La "buena gente" aparece enseguida cuando hay un muerto; son la misma buena gente que olvida decir a la familia del asesinado que llevan meses reuniéndose con su enemigo.
La "buena gente" es la que manda a buscar aguiluchos en las banderas que se exhiben en las manifestaciones de la AVT, el PP o Foro Ermua; es esa misma gente que no ve los cuervos asesinos con rostro humano en las manifestaciones de todos los viernes en Bilbao y San Sebastián; ni en las fotos de los terroristas que portan los participantes de la korrika, esa manifestación cultural-deportiva, subvencionada con fondos públicos, que se supone nació para defender el euskara -que, como todo el mundo sabe, está perseguidísimo en Euskadi-, y que se convierte cada año en un alarde y reivindicación del nacionalismo obligatorio, del exclusivismo lingüístico y del terrorismo asesino.

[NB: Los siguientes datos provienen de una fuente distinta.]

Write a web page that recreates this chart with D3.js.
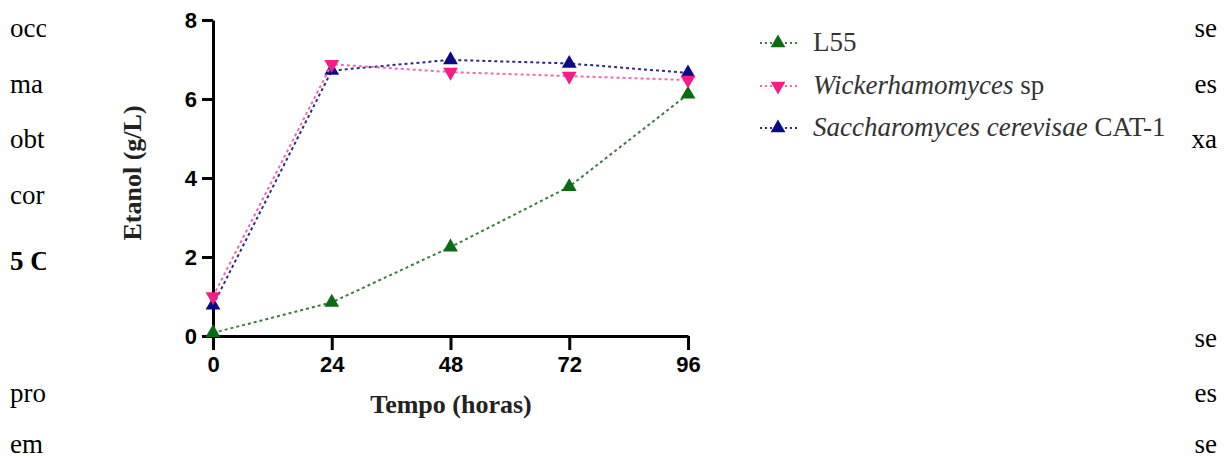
<!DOCTYPE html>
<html>
    <head>
        <meta charset="utf-8">
        <title>Etanol</title>
        <style>
body {
    margin: 0;
    background-color: white;
}

svg {
    display: block;
    background-color: white;
}

.doc {
    font-family: "Liberation Serif", "Times New Roman", serif;
    font-size: 27px;
    fill: #000;
}

.axis path,
.axis line {
    stroke: #000;
    stroke-width: 3;
    fill: none;
}

.axis text {
    font-family: "Liberation Sans", Arial, sans-serif;
    font-weight: bold;
    font-size: 22px;
    fill: #000;
}

.title {
    font-family: "Liberation Serif", "Times New Roman", serif;
    font-weight: bold;
    font-size: 26px;
    fill: #222;
}

.legend text {
    font-family: "Liberation Serif", "Times New Roman", serif;
    font-size: 27px;
    fill: #333;
}
</style>
        <script src="https://cdn.jsdelivr.net/npm/d3@7"></script>
    </head>
    <body>
        <script>
var width = 1232,
    height = 459;

// data
var hours = [0, 24, 48, 72, 96];
var l55 = [0.08, 0.85, 2.25, 3.78, 6.12];
var wickerhamomyces = [1.0, 6.88, 6.68, 6.58, 6.48];
var saccharomyces = [0.78, 6.72, 6.99, 6.9, 6.66];
var yTicks = [0, 2, 4, 6, 8];

// page text around the figure
var leftWords = ["occ", "ma", "obt", "cor", "5 C", "pro", "em"];
var leftLines = [37, 93, 148, 204, 270, 402, 453];
var rightWords = ["se", "es", "xa", "se", "es", "se"];
var rightLines = [37, 93, 148, 347, 402, 453];

var series = [
    {name: "L55", values: l55, line: "#3f7a3f", fill: "#0a6b12", down: false},
    {name: "Saccharomyces cerevisae", suffix: " CAT-1", values: saccharomyces, line: "#2a2a8a", fill: "#0b0b8a", down: false},
    {name: "Wickerhamomyces", suffix: " sp", values: wickerhamomyces, line: "#f06aa8", fill: "#f21e86", down: true}
];
var legendOrder = [0, 2, 1];

var svg = d3.select('body')
    .append('svg')
    .attr('width', width)
    .attr('height', height);

svg.selectAll('text.left')
    .data(leftWords)
    .enter().append('text')
    .attr('class', 'doc left')
    .attr('x', 10)
    .attr('y', function (d, i) { return leftLines[i]; })
    .style('font-weight', function (d) { return d === "5 C" ? "bold" : null; })
    .text(function (d) { return d; });

svg.selectAll('text.right')
    .data(rightWords)
    .enter().append('text')
    .attr('class', 'doc right')
    .attr('x', 1217)
    .attr('text-anchor', 'end')
    .attr('y', function (d, i) { return rightLines[i]; })
    .text(function (d) { return d; });

// the figure sits on top of the page text
svg.append('rect')
    .attr('x', 46)
    .attr('y', 0)
    .attr('width', 1144)
    .attr('height', height)
    .attr('fill', 'white');

var x = d3.scaleLinear().domain([0, 96]).range([213, 688]);
var y = d3.scaleLinear().domain([0, 8]).range([336, 20]);

svg.append('g')
    .attr('class', 'axis')
    .attr('transform', 'translate(0,' + y(0) + ')')
    .call(d3.axisBottom(x).tickValues(hours).tickSize(14).tickSizeOuter(0).tickPadding(6));

svg.append('g')
    .attr('class', 'axis')
    .attr('transform', 'translate(' + x(0) + ',0)')
    .call(d3.axisLeft(y).tickValues(yTicks).tickSize(11).tickSizeOuter(0).tickPadding(5));

svg.append('text')
    .attr('class', 'title')
    .attr('text-anchor', 'middle')
    .attr('x', 451)
    .attr('y', 413)
    .text('Tempo (horas)');

svg.append('text')
    .attr('class', 'title')
    .attr('text-anchor', 'middle')
    .attr('transform', 'translate(141,173) rotate(-90)')
    .text('Etanol (g/L)');

var line = d3.line()
    .x(function (d, i) { return x(hours[i]); })
    .y(function (d) { return y(d); });

var tri = d3.symbol().type(d3.symbolTriangle).size(95);

series.forEach(function (s) {
    svg.append('path')
        .attr('d', line(s.values))
        .attr('fill', 'none')
        .attr('stroke', s.line)
        .attr('stroke-width', 2)
        .attr('stroke-dasharray', '3,3');

    svg.selectAll(null)
        .data(s.values)
        .enter().append('path')
        .attr('d', tri)
        .attr('fill', s.fill)
        .attr('transform', function (d, i) {
            return 'translate(' + x(hours[i]) + ',' + y(d) + ')' + (s.down ? ' rotate(180)' : '');
        });
});

var legend = svg.append('g').attr('class', 'legend');
var rowY = [43, 86, 128];

legendOrder.forEach(function (k, r) {
    var s = series[k];
    var g = legend.append('g').attr('transform', 'translate(0,' + rowY[r] + ')');
    g.append('line')
        .attr('x1', 760).attr('x2', 797)
        .attr('y1', 0).attr('y2', 0)
        .attr('stroke', s.line)
        .attr('stroke-width', 2)
        .attr('stroke-dasharray', '2,3');
    g.append('path')
        .attr('d', tri)
        .attr('fill', s.fill)
        .attr('transform', 'translate(778,0)' + (s.down ? ' rotate(180)' : ''));
    var t = g.append('text').attr('x', 813).attr('y', 8);
    if (s.suffix) {
        t.append('tspan').style('font-style', 'italic').text(s.name);
        t.append('tspan').text(s.suffix);
    } else {
        t.text(s.name);
    }
});

        </script>
    </body>
</html>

Hay algunos dentro de esa "buena gente" que hasta tienen mala conciencia. Razones no les faltan. Pero ésos suelen ser los peores; porque se saben traidores a lo más sagrado, a la convivencia con el sufrimiento, a las confidencias, a las debilidades expresadas... Y para salvarse han de huir hacia delante, han de descalificar personalmente a aquéllos a los que han expulsado del redil en el que están sus nuevos dioses. Son las «criaturas ministeriales» que citaba Savater rememorando a Schopenhauer.
Hay que tener mucho cuidado con tanta "buena gente". A poco que te descuides se ofrecen para organizarte el funeral.
Si yo fuera creyente afirmaría que si Jesucristo estuviera entre nosotros echaría del templo y a patadas a tanta "buena gente". Como a los fariseos. Pero como no parece que eso vaya a ocurrir, nos toca a nosotros quitarles la careta. Y señalarles y mirarles con todo el desprecio que se merecen los cobardes que comercian con el dolor.